L’analisi genomica ha anche rivelato che il bambino soffriva di una cardiopatia congenita nota come cardiomiopatia ipertrofica, che probabilmente ha causato la sua morte. Questa malattia probabilmente l’ha ereditata dai genitori, che erano strettamente imparentati, probabilmente cugini di primo grado. Tali strette relazioni familiari non erano rare tra piccoli gruppi di cacciatori-raccoglitori, dove le popolazioni erano relativamente isolate e le interconnessioni all’interno del gruppo erano una necessità per la sopravvivenza.
Oltre alle condizioni cardiache, le prove fornite dai denti del bambino suggeriscono che ha sperimentato stress fisiologico che potrebbe essere stato dovuto alle condizioni cardiache, ma potrebbe anche riflettere le sfide della sopravvivenza in un ambiente ostile.
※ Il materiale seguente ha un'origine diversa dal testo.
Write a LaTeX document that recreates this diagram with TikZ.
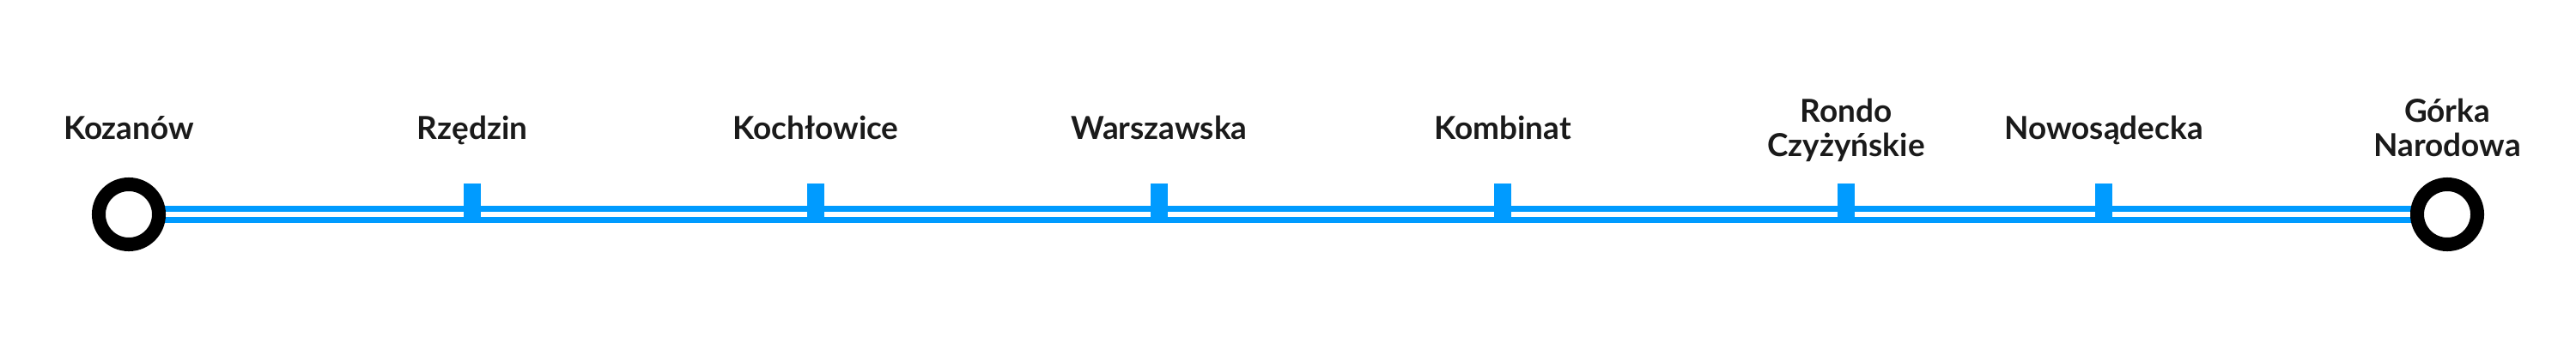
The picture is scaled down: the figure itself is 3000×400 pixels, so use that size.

L’analisi degli isotopi dai resti indica anche che la madre ha sperimentato una mobilità limitata durante la gravidanza, indicando che la comunità è probabilmente rimasta nello stesso posto per lunghi periodi, forse a causa delle condizioni ambientali o delle pratiche culturali.
Uno degli aspetti più significativi di questa scoperta è
ciò che ci dice sulle dinamiche migratorie e demografiche dei primi esseri
umani nell’Italia meridionale. Le prove genetiche del bambino e di altri
reperti simili indicano che le popolazioni in questa parte del paese all’epoca
non erano isolate, ma facevano parte di una rete più ampia di gruppi umani che
migrarono attraverso l’Europa. Il genoma del bambino rivela una miscela di
tratti genetici di diversi gruppi di cacciatori-raccoglitori, dimostrando che
anche nel Paleolitico superiore vi era un flusso genico significativo tra le
popolazioni. Indica anche un grado di differenziazione genetica tra le
popolazioni dell’Italia settentrionale e meridionale, il che suggerisce che
mentre vi era un significativo movimento di persone attraverso l’Europa, anche
le popolazioni locali iniziarono a sviluppare profili genetici distinti,
probabilmente a causa dell’isolamento di diversi gruppi in risposta a barriere
ambientali e geografiche.
Echi di un passato italiano diversificato
Quest’ultima scoperta sottolinea la natura dinamica e
diversificata delle popolazioni che hanno abitato l’Italia nel corso della
storia. Successivamente, gli Etruschi e i
Greci, seguiti dai Romani, hanno contribuito alla diversità genetica. Durante
l’Impero romano, l’Italia è diventata un crogiolo di culture e popoli
provenienti da tutta Europa, Nord Africa e Vicino Oriente. Questa diversità
genetica è persistita fino al Medioevo, quando la posizione centrale
dell’Italia nel Mediterraneo ha facilitato il commercio, lo scambio culturale e
ulteriori migrazioni. Nel tempo, l’arrivo di gruppi come i Longobardi ha
continuato a plasmare la popolazione. Le tracce di questi antichi popoli sono
ancora presenti nella moderna popolazione italiana, che rimane una delle più
diverse, geneticamente parlando, in Europa.